Apple Responds to Lodsys, Claims Developers Are Licensed

Apple has responded to the recent patent threats again iOS application developers by Lodsys. Bruce Sewell, Apple’s senior vice president and general counsel, sent a letter to Lodsys CEO Mark Small detailing why the threats are baseless. Apple claims they have a license to the patents in question, and that the iOS application developers are mere customers – not distributors.

The basic reasoning in Apple’s letter is pretty straightforward. Say you buy an iPhone. There’s a boatload of technology in there that Apple has had to buy patents for, but you as a customer don’t have to bother with that since any patent license Apple has obviously covers its customers as well. Apple is arguing that the same principle applies here; developers are merely customers of Apple’s APIs and backends – and they don’t need to care about any patents that cover these APIs and backends in the same way users don’t have to care about the patents covering an iPhone.

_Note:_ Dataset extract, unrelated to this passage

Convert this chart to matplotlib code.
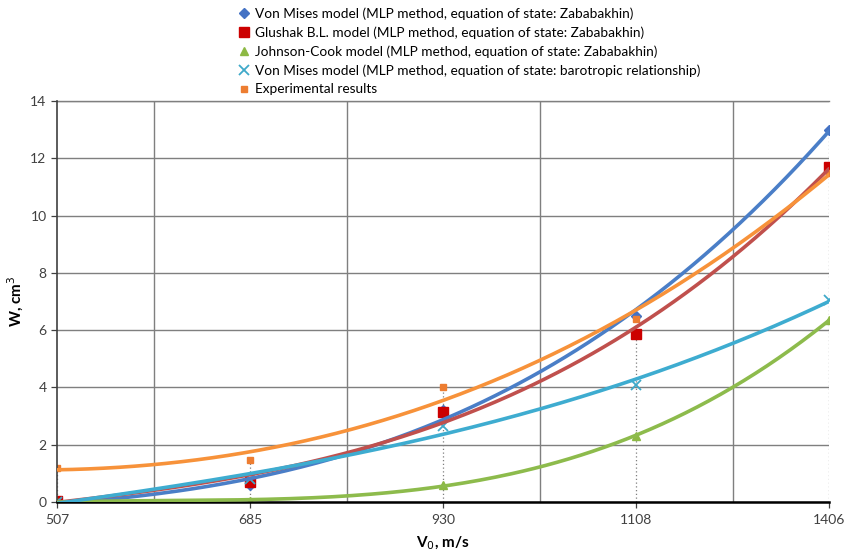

“Thus, the technology that is targeted in your notice letters is technology that Apple is expressly licensed under the Lodsys patents to offer to Apple’s App Makers. These licensed products and services enable Apple’s App Makers to communicate with end users through the use of Apple’s own licensed hardware, software, APIs, memory, servers, and interfaces, including Apple’s App Store,” Apple’s letter reads, “Because Apple is licensed under Lodsys’ patents to offer such technology to its App Makers, the App Makers are entitled to use this technology free from any infringement claims by Lodsys.”

I’m no lawyers, of course, but Apple’s reasoning here seems pretty sound to me. In the end, APIs are just part of an Apple product offering (say, an SDK), and developers are just users of that. They’re not actually implementing any new code that itself infringes on Lodsys’ patents, and as such.

Apple further states that the company will defend its application developers. “There is no basis for Lodsys’ infringement allegations against Apple’s App Makers. Apple intends to share this letter and the information set out herein with its App Makers and is fully prepared to defend Apple’s license rights,” Sewell states.

Now we await Lodsys’ response. I’m hoping Apple’s letter is enough of a deterrent so that the small-time application developers don’t have to worry.